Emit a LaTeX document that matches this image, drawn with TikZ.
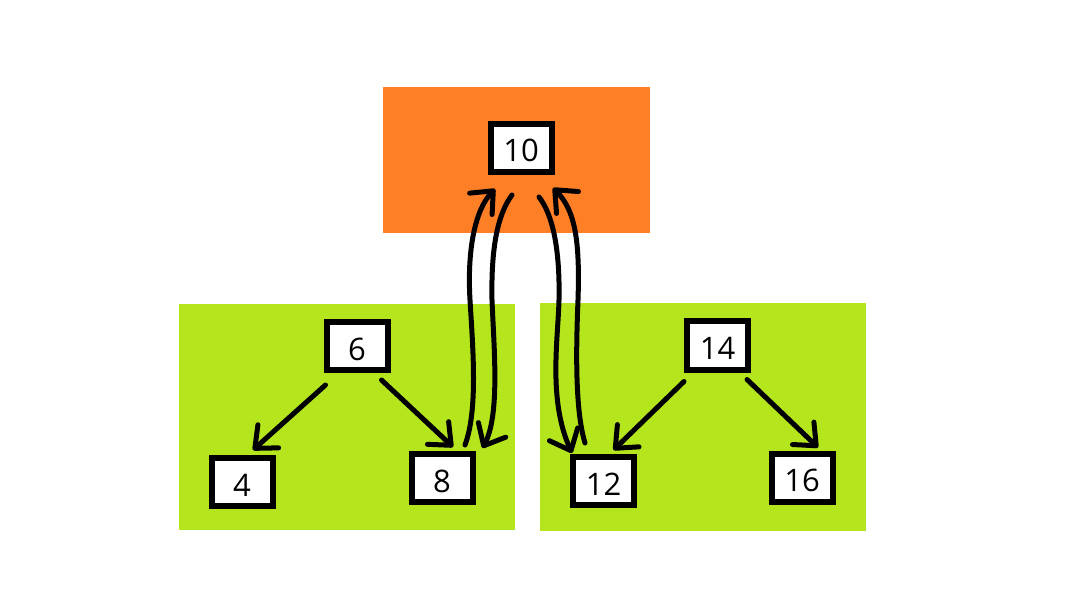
\documentclass[tikz,border=0pt]{standalone}
\usepackage{fontspec}
\setmainfont{Open Sans}
\usetikzlibrary{arrows.meta,calc}
\definecolor{paintorange}{HTML}{FF7F27}
\definecolor{paintlime}{HTML}{B5E61D}
\begin{document}
\begin{tikzpicture}[x=1pt,y=-1pt,
  numbox/.style={draw=black,fill=white,line width=6pt,minimum width=61pt,minimum height=48pt,
    inner sep=0pt,text height=28pt,text depth=0pt,font=\fontsize{31}{36}\selectfont},
  arr/.style={line width=5pt,line cap=round,-{Straight Barb[length=18pt,width=31pt,round]}}]
\useasboundingbox[fill=white] (0,0) rectangle (1089,609);
% coloured panels
\fill[paintorange] (383,87) rectangle (650,233);
\fill[paintlime] (179,304) rectangle (515,530);
\fill[paintlime] (540,303) rectangle (866,531);
% nodes
\node[numbox] (n10) at (521,148) {10};
\node[numbox] (n6)  at (357,346) {6};
\node[numbox] (n4)  at (242,482) {4};
\node[numbox] (n8)  at (442,478) {8};
\node[numbox] (n14) at (717.5,345.5) {14};
\node[numbox] (n12) at (603.5,481) {12};
\node[numbox] (n16) at (802,477.5) {16};
% tree edges
\draw[arr] ($(n6.south west)+(2,12)$) -- ($(n4.north)+(11,-5)$);
\draw[arr] ($(n6.south east)+(-9,7)$) -- ($(n8.north)+(11,-4)$);
\draw[arr] ($(n14.south west)+(0,9)$) -- ($(n12.north)+(10,-4)$);
\draw[arr] ($(n14.south east)+(-4,7)$) -- ($(n16.north)+(16,-3)$);
% links to and from the root
\draw[arr] ($(n8.north)+(23,-6)$) .. controls (478,410) and (473,350) .. (470,300)
  .. controls (467,250) and (475,210) .. ($(n10.south)+(-26,14)$);
\draw[arr] ($(n10.south)+(-9,20)$) .. controls (497,215) and (491,250) .. (492,300)
  .. controls (494,350) and (500,415) .. ($(n8.north east)+(7,-3)$);
\draw[arr] ($(n10.south)+(18,22)$) .. controls (553,215) and (560,250) .. (559,300)
  .. controls (558,340) and (548,400) .. ($(n12.north west)+(2,-1)$);
\draw[arr] ($(n12.north west)+(15,-11)$) .. controls (575,410) and (576,350) .. (578,300)
  .. controls (580,240) and (575,210) .. ($(n10.south)+(32,13)$);
\end{tikzpicture}
\end{document}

☆ ☆ ☆

→ Requirement
Make an exact copy of all the material, but keep the pictures out of it.

→ The completed task
Emit a LaTeX document that matches this image, drawn with TikZ.
\documentclass[tikz,border=0pt]{standalone}
\usepackage{fontspec}
\setmainfont{Open Sans}
\usetikzlibrary{arrows.meta,calc}
\definecolor{paintorange}{HTML}{FF7F27}
\definecolor{paintlime}{HTML}{B5E61D}
\begin{document}
\begin{tikzpicture}[x=1pt,y=-1pt,
  numbox/.style={draw=black,fill=white,line width=6pt,minimum width=61pt,minimum height=48pt,
    inner sep=0pt,text height=28pt,text depth=0pt,font=\fontsize{31}{36}\selectfont},
  arr/.style={line width=5pt,line cap=round,-{Straight Barb[length=18pt,width=31pt,round]}}]
\useasboundingbox[fill=white] (0,0) rectangle (1089,609);
% coloured panels
\fill[paintorange] (383,87) rectangle (650,233);
\fill[paintlime] (179,304) rectangle (515,530);
\fill[paintlime] (540,303) rectangle (866,531);
% nodes
\node[numbox] (n10) at (521,148) {10};
\node[numbox] (n6)  at (357,346) {6};
\node[numbox] (n4)  at (242,482) {4};
\node[numbox] (n8)  at (442,478) {8};
\node[numbox] (n14) at (717.5,345.5) {14};
\node[numbox] (n12) at (603.5,481) {12};
\node[numbox] (n16) at (802,477.5) {16};
% tree edges
\draw[arr] ($(n6.south west)+(2,12)$) -- ($(n4.north)+(11,-5)$);
\draw[arr] ($(n6.south east)+(-9,7)$) -- ($(n8.north)+(11,-4)$);
\draw[arr] ($(n14.south west)+(0,9)$) -- ($(n12.north)+(10,-4)$);
\draw[arr] ($(n14.south east)+(-4,7)$) -- ($(n16.north)+(16,-3)$);
% links to and from the root
\draw[arr] ($(n8.north)+(23,-6)$) .. controls (478,410) and (473,350) .. (470,300)
  .. controls (467,250) and (475,210) .. ($(n10.south)+(-26,14)$);
\draw[arr] ($(n10.south)+(-9,20)$) .. controls (497,215) and (491,250) .. (492,300)
  .. controls (494,350) and (500,415) .. ($(n8.north east)+(7,-3)$);
\draw[arr] ($(n10.south)+(18,22)$) .. controls (553,215) and (560,250) .. (559,300)
  .. controls (558,340) and (548,400) .. ($(n12.north west)+(2,-1)$);
\draw[arr] ($(n12.north west)+(15,-11)$) .. controls (575,410) and (576,350) .. (578,300)
  .. controls (580,240) and (575,210) .. ($(n10.south)+(32,13)$);
\end{tikzpicture}
\end{document}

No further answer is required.